::: Information provided :::

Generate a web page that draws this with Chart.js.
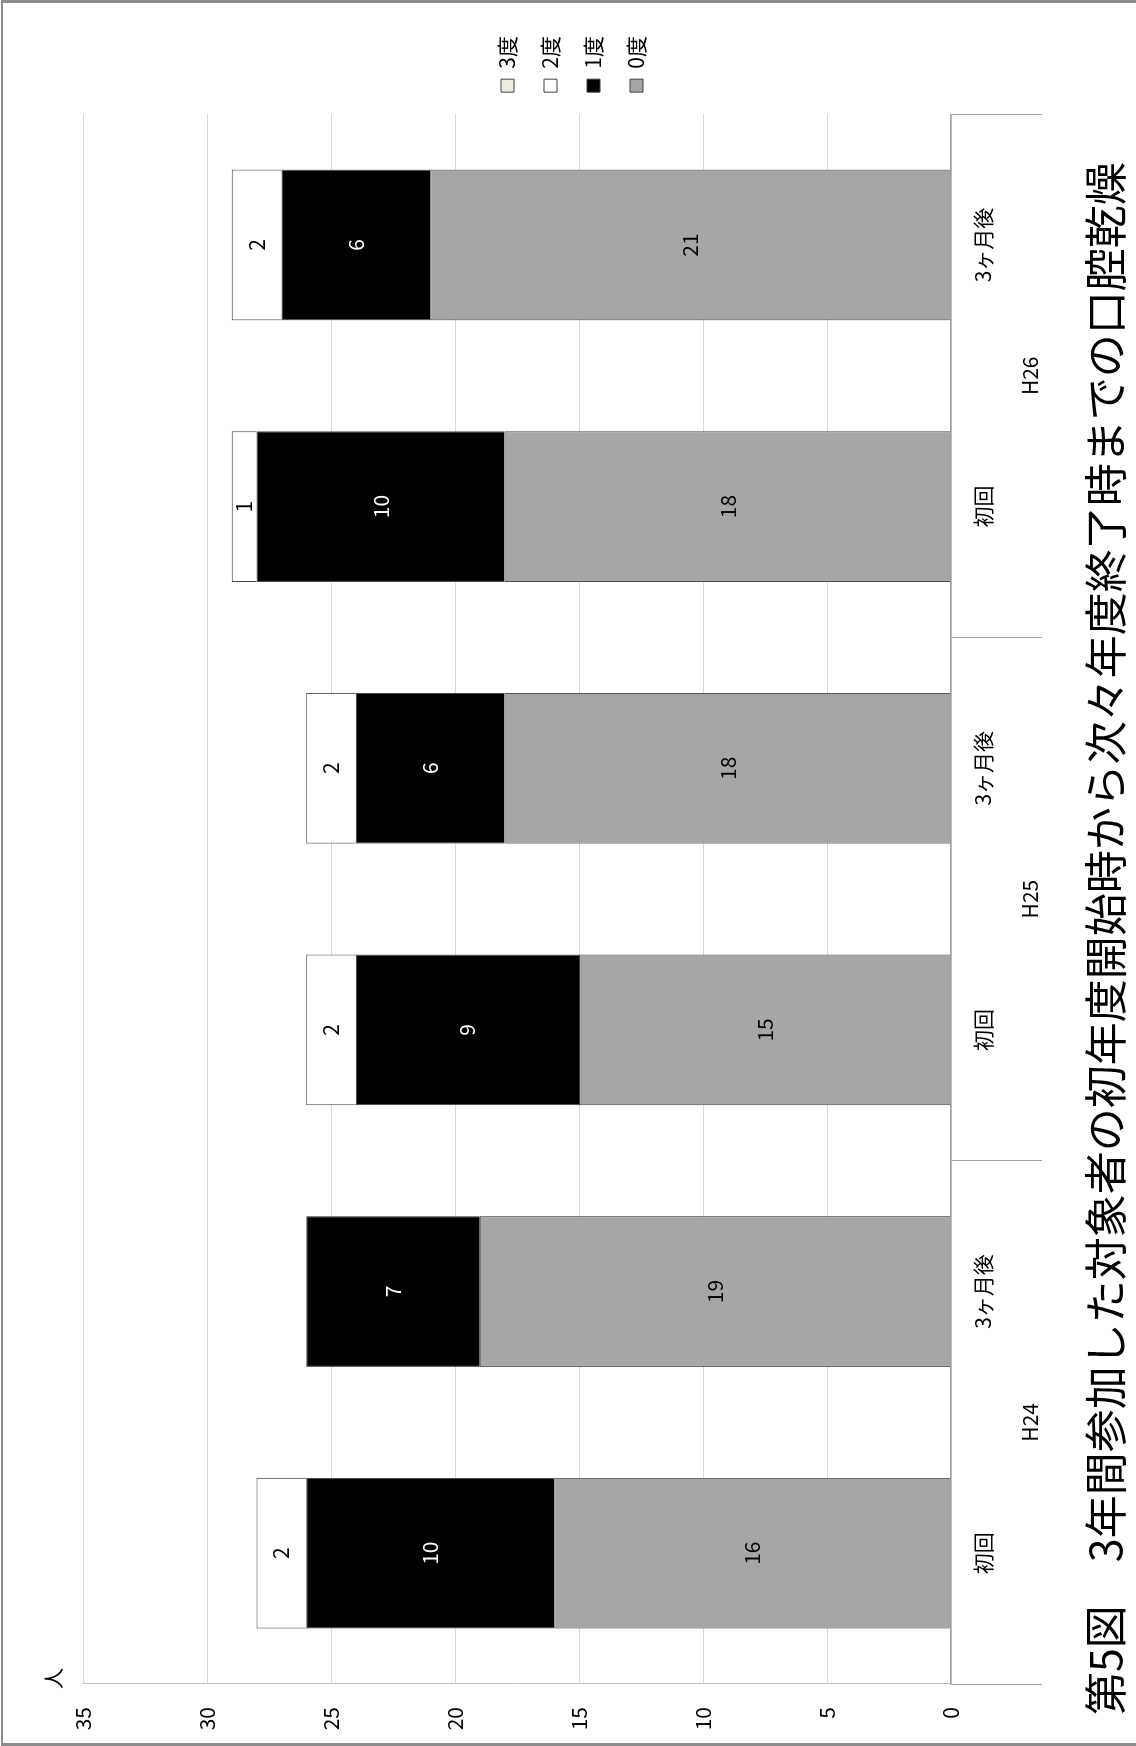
<!DOCTYPE html>
<html>
<head>
<meta charset="utf-8">
<script src="https://cdn.jsdelivr.net/npm/chart.js@4"></script>
<style>
  html, body { margin: 0; padding: 0; background: #fff; }
  body { width: 1136px; height: 1746px; position: relative; overflow: hidden; }
  #frame {
    position: absolute; left: 1px; top: 0; width: 1135px; height: 1746px;
    box-sizing: border-box; pointer-events: none;
    border-top: 3px solid #8c8c8c; border-left: 2px solid #8c8c8c; border-bottom: 3px solid #8c8c8c;
  }
  /* the sheet is laid out landscape and turned a quarter turn */
  #sheet {
    position: absolute; left: 0; top: 0; width: 1746px; height: 1136px;
    transform-origin: 0 0; transform: translate(0, 1746px) rotate(-90deg);
  }
  #sheet canvas { position: absolute; left: 0; top: 0; }
  .txt { position: absolute; font-family: "Noto Sans CJK JP", sans-serif; color: #000; white-space: nowrap; }
  #unit { left: 57px; top: 37px; font-size: 21px; line-height: 30px; }
  #caption { left: 31px; top: 1073px; font-size: 43px; line-height: 60px; }
</style>
</head>
<body>
<div id="sheet">
  <canvas id="chart" width="1746" height="1136"></canvas>
  <div class="txt" id="unit">人</div>
  <div class="txt" id="caption">第5図　3年間参加した対象者の初年度開始時から次々年度終了時までの口腔乾燥</div>
</div>
<div id="frame"></div>
<script>
// categories: each year has a first session and a follow-up three months later
const categories = ['初回', '3ヶ月後', '初回', '3ヶ月後', '初回', '3ヶ月後'];
const years = ['H24', 'H25', 'H26'];
const seriesNames = ['0度', '1度', '2度', '3度'];

// number of people per dryness grade
const grade0 = [16, 19, 15, 18, 18, 21];
const grade1 = [10, 7, 9, 6, 10, 6];
const grade2 = [2, 0, 2, 2, 1, 2];
const grade3 = [0, 0, 0, 0, 0, 0];

const valueMin = 0;
const valueMax = 35;
const valueStep = 5;

const FONT = '"Noto Sans CJK JP", sans-serif';
Chart.defaults.font.family = FONT;
Chart.defaults.color = '#000';

const fills = ['#a6a6a6', '#000000', '#ffffff', '#eeece1'];
const labelInk = ['#000000', '#ffffff', '#000000', '#000000'];
const seriesValues = [grade0, grade1, grade2, grade3];

const datasets = seriesNames.map((name, i) => ({
  label: name,
  data: seriesValues[i],
  backgroundColor: fills[i],
  borderColor: '#404040',
  borderWidth: 1,
  xAxisID: 'x',
  yAxisID: 'y',
  labelInk: labelInk[i]
}));

// writes each segment's count in the middle of the segment
const segmentLabels = {
  id: 'segmentLabels',
  afterDatasetsDraw(chart) {
    const ctx = chart.ctx;
    ctx.save();
    ctx.font = '21px ' + FONT;
    ctx.textAlign = 'center';
    ctx.textBaseline = 'middle';
    chart.data.datasets.forEach((ds, i) => {
      const meta = chart.getDatasetMeta(i);
      if (meta.hidden) return;
      meta.data.forEach((bar, j) => {
        const v = ds.data[j];
        if (!v) return;
        const p = bar.getProps(['x', 'y', 'base'], true);
        ctx.fillStyle = ds.labelInk;
        ctx.fillText(String(v), p.x, (p.y + p.base) / 2);
      });
    });
    ctx.restore();
  }
};

const divider = '#a0a0a0';

new Chart(document.getElementById('chart'), {
  type: 'bar',
  data: { labels: categories, datasets },
  options: {
    responsive: false,
    animation: false,
    devicePixelRatio: 1,
    layout: { padding: { top: 83, bottom: 75, left: 10, right: 26 } },
    datasets: { bar: { categoryPercentage: 1, barPercentage: 0.576 } },
    plugins: {
      title: { display: false },
      tooltip: { enabled: false },
      legend: {
        position: 'right',
        align: 'center',
        reverse: true,
        labels: { font: { size: 21 }, boxWidth: 13, boxHeight: 13, padding: 22, color: '#000' }
      }
    },
    scales: {
      x: {
        stacked: true,
        position: 'bottom',
        offset: true,
        grid: {
          offset: true,
          drawOnChartArea: false,
          drawTicks: true,
          tickLength: 91,
          lineWidth: 1,
          color: (c) => (c.type === 'scale' || c.index % 2 === 0) ? divider : 'rgba(0,0,0,0)'
        },
        border: { display: true, color: divider, width: 1.5 },
        ticks: { font: { size: 21 }, padding: -72, maxRotation: 0, autoSkip: false, color: '#000' },
        afterFit: (s) => { s.height = 55; }
      },
      x2: {
        type: 'category',
        labels: years,
        position: 'bottom',
        weight: 1,
        offset: true,
        grid: { display: false, drawTicks: false },
        border: { display: false },
        ticks: { font: { size: 21 }, padding: 11, maxRotation: 0, color: '#000' },
        afterFit: (s) => { s.height = 55; }
      },
      y: {
        stacked: true,
        min: valueMin,
        max: valueMax,
        ticks: { stepSize: valueStep, font: { size: 21 }, padding: 23, color: '#000' },
        grid: { color: '#d9d9d9', lineWidth: 1, drawTicks: false },
        border: { display: true, color: '#bfbfbf', width: 1 },
        afterFit: (s) => { s.width = 52; }
      }
    }
  },
  plugins: [segmentLabels]
});
</script>
</body>
</html>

:::

Exercise details → Pictures excluded, quote all the data above exactly.

Response to the task →
Generate a web page that draws this with Chart.js.
<!DOCTYPE html>
<html>
<head>
<meta charset="utf-8">
<script src="https://cdn.jsdelivr.net/npm/chart.js@4"></script>
<style>
  html, body { margin: 0; padding: 0; background: #fff; }
  body { width: 1136px; height: 1746px; position: relative; overflow: hidden; }
  #frame {
    position: absolute; left: 1px; top: 0; width: 1135px; height: 1746px;
    box-sizing: border-box; pointer-events: none;
    border-top: 3px solid #8c8c8c; border-left: 2px solid #8c8c8c; border-bottom: 3px solid #8c8c8c;
  }
  /* the sheet is laid out landscape and turned a quarter turn */
  #sheet {
    position: absolute; left: 0; top: 0; width: 1746px; height: 1136px;
    transform-origin: 0 0; transform: translate(0, 1746px) rotate(-90deg);
  }
  #sheet canvas { position: absolute; left: 0; top: 0; }
  .txt { position: absolute; font-family: "Noto Sans CJK JP", sans-serif; color: #000; white-space: nowrap; }
  #unit { left: 57px; top: 37px; font-size: 21px; line-height: 30px; }
  #caption { left: 31px; top: 1073px; font-size: 43px; line-height: 60px; }
</style>
</head>
<body>
<div id="sheet">
  <canvas id="chart" width="1746" height="1136"></canvas>
  <div class="txt" id="unit">人</div>
  <div class="txt" id="caption">第5図　3年間参加した対象者の初年度開始時から次々年度終了時までの口腔乾燥</div>
</div>
<div id="frame"></div>
<script>
// categories: each year has a first session and a follow-up three months later
const categories = ['初回', '3ヶ月後', '初回', '3ヶ月後', '初回', '3ヶ月後'];
const years = ['H24', 'H25', 'H26'];
const seriesNames = ['0度', '1度', '2度', '3度'];

// number of people per dryness grade
const grade0 = [16, 19, 15, 18, 18, 21];
const grade1 = [10, 7, 9, 6, 10, 6];
const grade2 = [2, 0, 2, 2, 1, 2];
const grade3 = [0, 0, 0, 0, 0, 0];

const valueMin = 0;
const valueMax = 35;
const valueStep = 5;

const FONT = '"Noto Sans CJK JP", sans-serif';
Chart.defaults.font.family = FONT;
Chart.defaults.color = '#000';

const fills = ['#a6a6a6', '#000000', '#ffffff', '#eeece1'];
const labelInk = ['#000000', '#ffffff', '#000000', '#000000'];
const seriesValues = [grade0, grade1, grade2, grade3];

const datasets = seriesNames.map((name, i) => ({
  label: name,
  data: seriesValues[i],
  backgroundColor: fills[i],
  borderColor: '#404040',
  borderWidth: 1,
  xAxisID: 'x',
  yAxisID: 'y',
  labelInk: labelInk[i]
}));

// writes each segment's count in the middle of the segment
const segmentLabels = {
  id: 'segmentLabels',
  afterDatasetsDraw(chart) {
    const ctx = chart.ctx;
    ctx.save();
    ctx.font = '21px ' + FONT;
    ctx.textAlign = 'center';
    ctx.textBaseline = 'middle';
    chart.data.datasets.forEach((ds, i) => {
      const meta = chart.getDatasetMeta(i);
      if (meta.hidden) return;
      meta.data.forEach((bar, j) => {
        const v = ds.data[j];
        if (!v) return;
        const p = bar.getProps(['x', 'y', 'base'], true);
        ctx.fillStyle = ds.labelInk;
        ctx.fillText(String(v), p.x, (p.y + p.base) / 2);
      });
    });
    ctx.restore();
  }
};

const divider = '#a0a0a0';

new Chart(document.getElementById('chart'), {
  type: 'bar',
  data: { labels: categories, datasets },
  options: {
    responsive: false,
    animation: false,
    devicePixelRatio: 1,
    layout: { padding: { top: 83, bottom: 75, left: 10, right: 26 } },
    datasets: { bar: { categoryPercentage: 1, barPercentage: 0.576 } },
    plugins: {
      title: { display: false },
      tooltip: { enabled: false },
      legend: {
        position: 'right',
        align: 'center',
        reverse: true,
        labels: { font: { size: 21 }, boxWidth: 13, boxHeight: 13, padding: 22, color: '#000' }
      }
    },
    scales: {
      x: {
        stacked: true,
        position: 'bottom',
        offset: true,
        grid: {
          offset: true,
          drawOnChartArea: false,
          drawTicks: true,
          tickLength: 91,
          lineWidth: 1,
          color: (c) => (c.type === 'scale' || c.index % 2 === 0) ? divider : 'rgba(0,0,0,0)'
        },
        border: { display: true, color: divider, width: 1.5 },
        ticks: { font: { size: 21 }, padding: -72, maxRotation: 0, autoSkip: false, color: '#000' },
        afterFit: (s) => { s.height = 55; }
      },
      x2: {
        type: 'category',
        labels: years,
        position: 'bottom',
        weight: 1,
        offset: true,
        grid: { display: false, drawTicks: false },
        border: { display: false },
        ticks: { font: { size: 21 }, padding: 11, maxRotation: 0, color: '#000' },
        afterFit: (s) => { s.height = 55; }
      },
      y: {
        stacked: true,
        min: valueMin,
        max: valueMax,
        ticks: { stepSize: valueStep, font: { size: 21 }, padding: 23, color: '#000' },
        grid: { color: '#d9d9d9', lineWidth: 1, drawTicks: false },
        border: { display: true, color: '#bfbfbf', width: 1 },
        afterFit: (s) => { s.width = 52; }
      }
    }
  },
  plugins: [segmentLabels]
});
</script>
</body>
</html>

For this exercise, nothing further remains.